A Microsoft Word, PDF and Lulu issue – STYLEREF and MERGEFORMAT

Nadderwater Rise Ghost needed to be in paperback. Easy as pie, no worries, I’ll just format it as I usually do, slap on the Table of Contents, Copyrite and ISBN pages, create a paperback cover as a pdf and head on over to Lulu. What could be simpler? Given a fair wind the paperback will be printed, delivered and approve by the time the digital and audio books are launched.

Boy, I was wrong.

You see, it all went relatively smoothly. The front matter was formatted OK. I got an ISBN and added it into the front (checked it thrice). Did the barcode on the back (checked that thrice) and generally got the book in order. The only difference was that this time I used Microsoft Word rather than Libre Office. The principle was the same, only the controls and terms are slightly different. No problems, page numbers are still added and the Table of Contents is updated correctly, too (checked that thrice, also).

I double checked the boundaries, chapter headings and page numbers, skimmed through for any artefacts and exported to PDF. I uploaded to Lulu. Cover accepted, content accepted. I downloaded the final PDF package and skimmed through that, all good. Hit the publish button, bung a copy into my cart and wait for delivery. I’m fine up to this point.

So what was the issue? I’ll show you:

For those of you playing at home, the header on the last page looks completely mangled. Naturally, I went back to the Word doc and had a look. Nope, there was nothing there but the header and page number. I exported the PDF and it, too, had a simple header and page number.

Well, then, it has to be an issue with Lulu, right? Perhaps when they converted my cover and content PDFs to standard format, something went amiss. I looked closer at their final PDF and, sure enough, the mangle is there. Alright, so was this introduced by me or by Lulu? I shot out an email to their help centre to see if they had any ideas about it. The response that came back showed me that they could definitely see the mangle on their side and that, interestingly, the mangle appeared on the PDF uploaded.

This had me bamboozled. I was looking at the PDF I uploaded, and it was fine. Theirs was not. So it looks like a Lulu issue. However, being a software engineer, I come across a lot of ‘it looks like’ problems and one thing I can tell you is that a ‘looks like’ doesn’t mean ‘is’. OK, so how about I have a look at the words in the mangle. It seems to have four main bits. The heading ‘More by Jeremy Tyrrell’, the page number ‘PAGE157’ and two curious tokens ‘STYLEREF’ and ‘MERGEFORMAT’ with a /* in there.

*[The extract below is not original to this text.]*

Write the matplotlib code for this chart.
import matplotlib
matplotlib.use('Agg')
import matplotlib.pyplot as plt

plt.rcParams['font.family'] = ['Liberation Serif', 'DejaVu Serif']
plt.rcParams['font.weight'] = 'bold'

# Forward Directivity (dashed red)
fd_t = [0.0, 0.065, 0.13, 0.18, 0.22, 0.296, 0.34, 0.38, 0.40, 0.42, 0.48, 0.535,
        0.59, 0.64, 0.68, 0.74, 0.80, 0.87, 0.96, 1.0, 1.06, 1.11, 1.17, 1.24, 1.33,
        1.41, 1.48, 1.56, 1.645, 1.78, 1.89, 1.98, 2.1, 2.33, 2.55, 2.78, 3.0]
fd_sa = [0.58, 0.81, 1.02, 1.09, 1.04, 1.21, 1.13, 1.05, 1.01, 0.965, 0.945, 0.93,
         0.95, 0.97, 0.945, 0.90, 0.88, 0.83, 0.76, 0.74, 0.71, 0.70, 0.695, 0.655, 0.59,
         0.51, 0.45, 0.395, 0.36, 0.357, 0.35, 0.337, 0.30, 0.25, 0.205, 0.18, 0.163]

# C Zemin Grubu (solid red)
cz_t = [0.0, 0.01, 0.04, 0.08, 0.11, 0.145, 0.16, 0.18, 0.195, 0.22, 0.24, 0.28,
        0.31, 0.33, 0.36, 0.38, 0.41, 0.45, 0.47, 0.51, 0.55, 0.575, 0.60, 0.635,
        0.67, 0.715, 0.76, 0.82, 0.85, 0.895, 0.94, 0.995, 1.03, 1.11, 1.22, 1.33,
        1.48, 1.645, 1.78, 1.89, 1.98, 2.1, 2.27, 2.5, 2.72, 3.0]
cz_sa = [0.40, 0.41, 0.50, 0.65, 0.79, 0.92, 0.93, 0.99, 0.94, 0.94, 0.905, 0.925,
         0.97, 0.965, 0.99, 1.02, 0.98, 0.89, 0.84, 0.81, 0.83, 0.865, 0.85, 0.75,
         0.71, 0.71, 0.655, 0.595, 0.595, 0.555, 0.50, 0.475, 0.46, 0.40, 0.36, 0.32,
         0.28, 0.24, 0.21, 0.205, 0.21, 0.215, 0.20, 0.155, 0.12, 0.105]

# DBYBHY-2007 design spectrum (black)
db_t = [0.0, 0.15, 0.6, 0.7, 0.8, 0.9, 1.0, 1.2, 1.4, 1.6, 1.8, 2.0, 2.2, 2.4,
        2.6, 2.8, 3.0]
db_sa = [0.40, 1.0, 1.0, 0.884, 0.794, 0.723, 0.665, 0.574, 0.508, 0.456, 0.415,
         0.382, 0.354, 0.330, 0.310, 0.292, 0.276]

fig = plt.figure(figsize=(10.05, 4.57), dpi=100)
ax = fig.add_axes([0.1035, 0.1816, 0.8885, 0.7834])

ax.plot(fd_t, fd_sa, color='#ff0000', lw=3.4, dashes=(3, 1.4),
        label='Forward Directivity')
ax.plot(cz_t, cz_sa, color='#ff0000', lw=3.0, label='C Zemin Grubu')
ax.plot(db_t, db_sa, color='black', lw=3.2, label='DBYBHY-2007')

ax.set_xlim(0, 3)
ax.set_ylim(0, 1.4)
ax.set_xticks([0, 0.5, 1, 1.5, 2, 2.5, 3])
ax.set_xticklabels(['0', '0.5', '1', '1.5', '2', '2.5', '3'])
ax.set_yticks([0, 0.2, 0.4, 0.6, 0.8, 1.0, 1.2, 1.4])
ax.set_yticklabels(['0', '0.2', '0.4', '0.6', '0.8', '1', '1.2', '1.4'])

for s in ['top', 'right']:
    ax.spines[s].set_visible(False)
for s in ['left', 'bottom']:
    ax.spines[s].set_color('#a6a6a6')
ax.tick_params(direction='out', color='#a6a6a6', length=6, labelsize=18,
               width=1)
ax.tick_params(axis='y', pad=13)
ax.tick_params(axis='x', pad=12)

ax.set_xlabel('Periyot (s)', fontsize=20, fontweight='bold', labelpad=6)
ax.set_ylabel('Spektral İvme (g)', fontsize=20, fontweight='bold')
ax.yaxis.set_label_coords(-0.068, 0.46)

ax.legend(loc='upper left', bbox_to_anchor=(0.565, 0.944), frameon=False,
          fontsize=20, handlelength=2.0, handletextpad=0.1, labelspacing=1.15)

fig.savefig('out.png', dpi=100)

A quick search on Duck Duck Go shows that these two fields are Microsoft Word fields. Alright, now we’re getting somewhere. The PDF would care about these fields, I reasoned, but MS Word would, so the problem is most likely NOT on Lulu’s end, but on my end. Back to Word.

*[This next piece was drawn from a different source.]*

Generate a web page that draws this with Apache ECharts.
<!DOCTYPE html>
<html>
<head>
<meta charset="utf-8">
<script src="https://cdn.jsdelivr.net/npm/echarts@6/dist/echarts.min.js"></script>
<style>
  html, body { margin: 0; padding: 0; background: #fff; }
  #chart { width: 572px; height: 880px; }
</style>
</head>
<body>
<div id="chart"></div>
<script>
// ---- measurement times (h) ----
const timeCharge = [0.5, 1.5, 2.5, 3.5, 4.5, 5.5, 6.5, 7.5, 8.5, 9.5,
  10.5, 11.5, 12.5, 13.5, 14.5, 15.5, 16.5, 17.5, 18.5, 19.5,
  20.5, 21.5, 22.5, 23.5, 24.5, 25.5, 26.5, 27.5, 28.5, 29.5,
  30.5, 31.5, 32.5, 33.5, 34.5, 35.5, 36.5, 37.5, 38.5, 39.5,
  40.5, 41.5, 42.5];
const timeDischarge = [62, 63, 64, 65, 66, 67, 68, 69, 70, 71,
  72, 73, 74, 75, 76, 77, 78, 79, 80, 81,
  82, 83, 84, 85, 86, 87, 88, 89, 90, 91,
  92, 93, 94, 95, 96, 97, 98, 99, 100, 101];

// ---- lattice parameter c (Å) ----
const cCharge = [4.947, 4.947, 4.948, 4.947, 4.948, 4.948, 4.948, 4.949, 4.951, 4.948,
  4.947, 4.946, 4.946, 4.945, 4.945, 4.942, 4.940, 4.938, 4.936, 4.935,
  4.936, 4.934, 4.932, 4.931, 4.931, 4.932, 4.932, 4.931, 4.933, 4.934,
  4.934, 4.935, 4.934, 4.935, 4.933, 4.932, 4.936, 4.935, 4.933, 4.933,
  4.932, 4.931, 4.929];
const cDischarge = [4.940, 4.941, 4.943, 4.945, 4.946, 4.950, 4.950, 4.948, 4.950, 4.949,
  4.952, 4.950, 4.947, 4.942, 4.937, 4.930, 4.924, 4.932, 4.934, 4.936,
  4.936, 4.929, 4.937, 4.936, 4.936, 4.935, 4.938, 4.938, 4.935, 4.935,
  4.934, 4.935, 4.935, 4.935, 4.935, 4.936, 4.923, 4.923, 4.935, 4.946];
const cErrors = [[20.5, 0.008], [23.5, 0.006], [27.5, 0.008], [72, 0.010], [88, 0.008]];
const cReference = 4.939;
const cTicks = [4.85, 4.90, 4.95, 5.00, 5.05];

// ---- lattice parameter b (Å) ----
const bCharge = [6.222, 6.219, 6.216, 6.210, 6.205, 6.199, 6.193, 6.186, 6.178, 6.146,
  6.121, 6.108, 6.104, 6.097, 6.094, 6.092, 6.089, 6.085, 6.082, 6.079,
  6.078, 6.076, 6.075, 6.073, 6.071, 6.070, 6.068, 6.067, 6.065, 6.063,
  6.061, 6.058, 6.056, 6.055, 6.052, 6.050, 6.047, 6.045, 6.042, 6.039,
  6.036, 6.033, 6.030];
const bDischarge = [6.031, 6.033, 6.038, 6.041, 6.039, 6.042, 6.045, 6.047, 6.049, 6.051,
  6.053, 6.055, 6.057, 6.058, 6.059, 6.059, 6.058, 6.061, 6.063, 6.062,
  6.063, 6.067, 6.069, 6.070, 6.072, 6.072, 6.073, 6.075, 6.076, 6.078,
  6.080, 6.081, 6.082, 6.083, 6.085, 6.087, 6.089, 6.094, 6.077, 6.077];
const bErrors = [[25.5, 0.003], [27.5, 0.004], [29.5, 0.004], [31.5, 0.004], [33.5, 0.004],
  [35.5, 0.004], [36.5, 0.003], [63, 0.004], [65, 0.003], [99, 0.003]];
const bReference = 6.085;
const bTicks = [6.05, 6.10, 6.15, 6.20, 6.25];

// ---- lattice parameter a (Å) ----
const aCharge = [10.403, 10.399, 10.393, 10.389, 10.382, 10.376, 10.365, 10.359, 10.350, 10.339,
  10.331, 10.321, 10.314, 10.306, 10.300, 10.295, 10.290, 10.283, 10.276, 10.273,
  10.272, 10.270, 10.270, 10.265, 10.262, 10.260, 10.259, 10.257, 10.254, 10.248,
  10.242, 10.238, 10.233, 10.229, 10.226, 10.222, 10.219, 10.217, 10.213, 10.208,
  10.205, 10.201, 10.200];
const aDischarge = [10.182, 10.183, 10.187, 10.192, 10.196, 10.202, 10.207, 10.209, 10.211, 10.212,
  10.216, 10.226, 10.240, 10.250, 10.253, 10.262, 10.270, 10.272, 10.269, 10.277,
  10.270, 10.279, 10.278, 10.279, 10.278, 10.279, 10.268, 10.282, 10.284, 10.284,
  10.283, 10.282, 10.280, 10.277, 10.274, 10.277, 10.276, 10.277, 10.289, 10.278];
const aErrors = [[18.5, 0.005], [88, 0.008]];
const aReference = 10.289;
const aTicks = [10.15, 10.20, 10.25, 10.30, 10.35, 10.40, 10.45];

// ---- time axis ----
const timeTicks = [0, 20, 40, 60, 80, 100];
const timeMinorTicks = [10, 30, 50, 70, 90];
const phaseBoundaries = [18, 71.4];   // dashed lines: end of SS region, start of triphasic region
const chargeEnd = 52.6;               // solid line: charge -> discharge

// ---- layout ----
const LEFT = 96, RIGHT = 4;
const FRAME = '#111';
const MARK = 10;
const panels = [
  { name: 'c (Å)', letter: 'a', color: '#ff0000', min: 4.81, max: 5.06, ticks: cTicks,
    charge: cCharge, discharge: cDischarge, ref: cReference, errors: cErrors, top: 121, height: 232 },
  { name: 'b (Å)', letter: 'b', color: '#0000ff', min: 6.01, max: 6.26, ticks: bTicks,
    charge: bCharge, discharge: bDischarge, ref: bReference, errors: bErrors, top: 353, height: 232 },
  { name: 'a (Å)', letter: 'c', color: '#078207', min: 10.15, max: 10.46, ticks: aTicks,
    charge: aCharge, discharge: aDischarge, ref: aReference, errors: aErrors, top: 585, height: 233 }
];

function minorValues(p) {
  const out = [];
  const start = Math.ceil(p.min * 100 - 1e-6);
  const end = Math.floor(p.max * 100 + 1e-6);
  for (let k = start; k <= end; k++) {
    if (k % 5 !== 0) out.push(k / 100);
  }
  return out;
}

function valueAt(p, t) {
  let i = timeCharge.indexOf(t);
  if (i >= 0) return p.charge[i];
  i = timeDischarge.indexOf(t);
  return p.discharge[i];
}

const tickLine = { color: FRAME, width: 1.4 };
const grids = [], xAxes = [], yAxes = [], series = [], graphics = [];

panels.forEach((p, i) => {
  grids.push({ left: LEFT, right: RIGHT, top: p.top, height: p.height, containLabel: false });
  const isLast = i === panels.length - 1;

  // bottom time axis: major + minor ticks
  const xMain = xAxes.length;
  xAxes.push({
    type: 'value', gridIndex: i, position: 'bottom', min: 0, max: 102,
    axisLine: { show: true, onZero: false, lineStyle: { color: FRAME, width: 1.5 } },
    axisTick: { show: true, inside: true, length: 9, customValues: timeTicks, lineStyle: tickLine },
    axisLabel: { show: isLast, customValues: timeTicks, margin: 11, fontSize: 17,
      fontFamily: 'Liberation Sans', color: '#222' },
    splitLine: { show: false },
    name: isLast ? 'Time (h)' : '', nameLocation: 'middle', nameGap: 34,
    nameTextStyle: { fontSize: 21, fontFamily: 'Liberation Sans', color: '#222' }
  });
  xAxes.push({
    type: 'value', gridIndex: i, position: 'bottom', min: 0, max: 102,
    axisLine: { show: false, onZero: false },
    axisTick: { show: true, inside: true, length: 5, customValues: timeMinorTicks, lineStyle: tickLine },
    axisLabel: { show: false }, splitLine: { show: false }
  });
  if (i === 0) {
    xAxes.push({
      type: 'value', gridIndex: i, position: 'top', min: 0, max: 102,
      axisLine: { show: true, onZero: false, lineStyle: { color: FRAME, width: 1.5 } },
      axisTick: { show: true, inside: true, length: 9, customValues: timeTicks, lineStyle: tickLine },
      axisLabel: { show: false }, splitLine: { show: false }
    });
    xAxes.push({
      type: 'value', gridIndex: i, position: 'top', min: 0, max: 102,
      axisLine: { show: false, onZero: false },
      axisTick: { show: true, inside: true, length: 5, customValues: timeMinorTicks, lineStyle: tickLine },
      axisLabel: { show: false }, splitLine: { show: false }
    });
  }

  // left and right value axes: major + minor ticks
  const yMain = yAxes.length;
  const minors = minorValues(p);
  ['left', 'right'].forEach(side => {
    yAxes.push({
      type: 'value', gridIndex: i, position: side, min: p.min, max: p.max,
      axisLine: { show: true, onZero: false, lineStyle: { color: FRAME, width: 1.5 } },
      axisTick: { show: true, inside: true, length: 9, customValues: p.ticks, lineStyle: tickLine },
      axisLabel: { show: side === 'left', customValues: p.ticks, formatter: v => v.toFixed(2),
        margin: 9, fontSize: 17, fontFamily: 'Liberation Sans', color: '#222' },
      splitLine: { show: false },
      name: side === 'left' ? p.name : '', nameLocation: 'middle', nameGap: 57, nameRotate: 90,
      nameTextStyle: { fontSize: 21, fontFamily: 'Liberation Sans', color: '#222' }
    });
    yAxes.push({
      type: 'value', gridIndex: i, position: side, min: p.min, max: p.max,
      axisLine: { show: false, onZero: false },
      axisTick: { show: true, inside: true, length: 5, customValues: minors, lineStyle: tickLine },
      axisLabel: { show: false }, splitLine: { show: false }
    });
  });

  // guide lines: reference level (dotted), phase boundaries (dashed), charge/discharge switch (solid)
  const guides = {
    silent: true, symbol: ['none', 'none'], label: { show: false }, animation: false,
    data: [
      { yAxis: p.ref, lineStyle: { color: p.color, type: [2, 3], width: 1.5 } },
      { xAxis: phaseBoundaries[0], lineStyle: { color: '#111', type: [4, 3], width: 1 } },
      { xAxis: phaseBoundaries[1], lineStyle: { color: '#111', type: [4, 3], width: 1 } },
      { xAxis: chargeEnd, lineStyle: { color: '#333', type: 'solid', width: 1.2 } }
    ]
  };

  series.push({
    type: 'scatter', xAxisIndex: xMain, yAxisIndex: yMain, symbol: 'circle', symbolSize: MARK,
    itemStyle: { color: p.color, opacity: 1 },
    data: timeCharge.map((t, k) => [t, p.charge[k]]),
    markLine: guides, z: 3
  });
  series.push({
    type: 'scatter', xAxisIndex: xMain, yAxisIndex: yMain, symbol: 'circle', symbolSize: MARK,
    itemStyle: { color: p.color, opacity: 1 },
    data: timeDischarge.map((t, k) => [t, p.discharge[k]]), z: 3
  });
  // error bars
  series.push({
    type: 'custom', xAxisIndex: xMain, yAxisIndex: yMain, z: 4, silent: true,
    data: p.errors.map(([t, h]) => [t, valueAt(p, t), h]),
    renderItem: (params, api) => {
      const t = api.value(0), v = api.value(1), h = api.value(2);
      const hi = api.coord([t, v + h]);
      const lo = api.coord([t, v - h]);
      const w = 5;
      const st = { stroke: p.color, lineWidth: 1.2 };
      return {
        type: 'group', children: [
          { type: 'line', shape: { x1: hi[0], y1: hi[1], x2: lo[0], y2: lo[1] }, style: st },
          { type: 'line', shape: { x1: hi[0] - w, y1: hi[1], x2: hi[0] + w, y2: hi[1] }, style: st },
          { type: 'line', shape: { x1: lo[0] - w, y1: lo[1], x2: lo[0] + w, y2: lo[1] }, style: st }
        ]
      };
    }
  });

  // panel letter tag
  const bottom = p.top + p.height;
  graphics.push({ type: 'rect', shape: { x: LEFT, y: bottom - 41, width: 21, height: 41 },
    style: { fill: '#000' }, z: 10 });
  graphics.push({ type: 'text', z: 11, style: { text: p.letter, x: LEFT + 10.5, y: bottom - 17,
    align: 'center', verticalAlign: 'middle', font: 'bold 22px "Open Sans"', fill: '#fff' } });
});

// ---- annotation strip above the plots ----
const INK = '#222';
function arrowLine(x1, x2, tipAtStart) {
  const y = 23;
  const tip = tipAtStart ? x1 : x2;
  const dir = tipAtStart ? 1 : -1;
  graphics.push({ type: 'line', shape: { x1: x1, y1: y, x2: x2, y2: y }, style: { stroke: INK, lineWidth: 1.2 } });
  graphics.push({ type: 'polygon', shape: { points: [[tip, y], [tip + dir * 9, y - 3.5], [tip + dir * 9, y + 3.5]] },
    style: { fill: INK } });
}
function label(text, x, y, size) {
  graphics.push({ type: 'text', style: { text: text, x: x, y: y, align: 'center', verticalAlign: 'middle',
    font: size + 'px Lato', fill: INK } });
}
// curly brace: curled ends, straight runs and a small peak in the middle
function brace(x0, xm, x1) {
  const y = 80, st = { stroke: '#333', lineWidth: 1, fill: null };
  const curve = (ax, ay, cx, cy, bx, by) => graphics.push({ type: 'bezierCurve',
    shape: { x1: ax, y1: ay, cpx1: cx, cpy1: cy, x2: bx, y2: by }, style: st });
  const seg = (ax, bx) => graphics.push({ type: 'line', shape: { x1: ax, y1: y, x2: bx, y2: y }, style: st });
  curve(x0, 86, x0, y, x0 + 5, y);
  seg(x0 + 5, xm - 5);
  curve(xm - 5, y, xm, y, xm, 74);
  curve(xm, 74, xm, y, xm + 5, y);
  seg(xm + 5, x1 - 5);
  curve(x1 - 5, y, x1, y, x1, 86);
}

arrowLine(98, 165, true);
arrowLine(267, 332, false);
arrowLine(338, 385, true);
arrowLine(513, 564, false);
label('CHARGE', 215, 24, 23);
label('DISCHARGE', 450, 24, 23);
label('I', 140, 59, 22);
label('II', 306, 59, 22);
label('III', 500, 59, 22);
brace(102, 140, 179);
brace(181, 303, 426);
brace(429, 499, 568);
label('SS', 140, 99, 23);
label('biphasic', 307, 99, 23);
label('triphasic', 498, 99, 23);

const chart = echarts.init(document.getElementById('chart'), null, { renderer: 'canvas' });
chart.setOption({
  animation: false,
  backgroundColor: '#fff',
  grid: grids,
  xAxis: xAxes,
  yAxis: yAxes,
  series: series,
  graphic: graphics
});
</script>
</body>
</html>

For S&Gs I re-exported the PDF. The mangle was gone. I opened up the PDF in various viewers. No dice. I re-uploaded the PDF to Lulu, and it appeared. Then I remembered a small gotcha when exporting PDFs for Lulu. Use the option ‘Export as PDF/A’. What’s PDF/A? In a nutshell, it’s a standardised, no-frills, ISO based PDF version that won’t allow superfluous ‘extras’ in there. Think of it as a ‘just the facts, please’ version. When I exported the PDF as this version, suddenly the mangle appeared in my PDF viewer (which was a relief, because I didn’t want to have to export to Lulu every time just to see if I fixed it). To be clear, exporting to PDF/A only revealed the issue, it didn’t fix the issue. My guess is that Lulu’s ingestor also converts incoming PDFs to PDF/A. Rock and roll. The good news was that I had the power to fix the issue and didn’t have to ask for a third party to do it for me.

I deleted the header and re-applied it. I copied the rear-matter again. I tried manually forcing a header on the last page. I revealed all formatting. Nothing worked. I won’t go through all the things I tried to fix it. Just know it was a matter or ‘try something, export it to PDF/A, view it’, rinse, repeat. I’m still not sure what the exact issue is, but the closest I am is ‘Word inserted something in there when I copied the rear-matter from another book and couldn’t get rid of it’.

In the end, I managed to work around the issue by deleting the rear-matter entirely, copying the rear-matter text from another book into notepad ++ (to remove all formatting), then copied that text back in and reapplied the styling. Poof! Now it looks all good.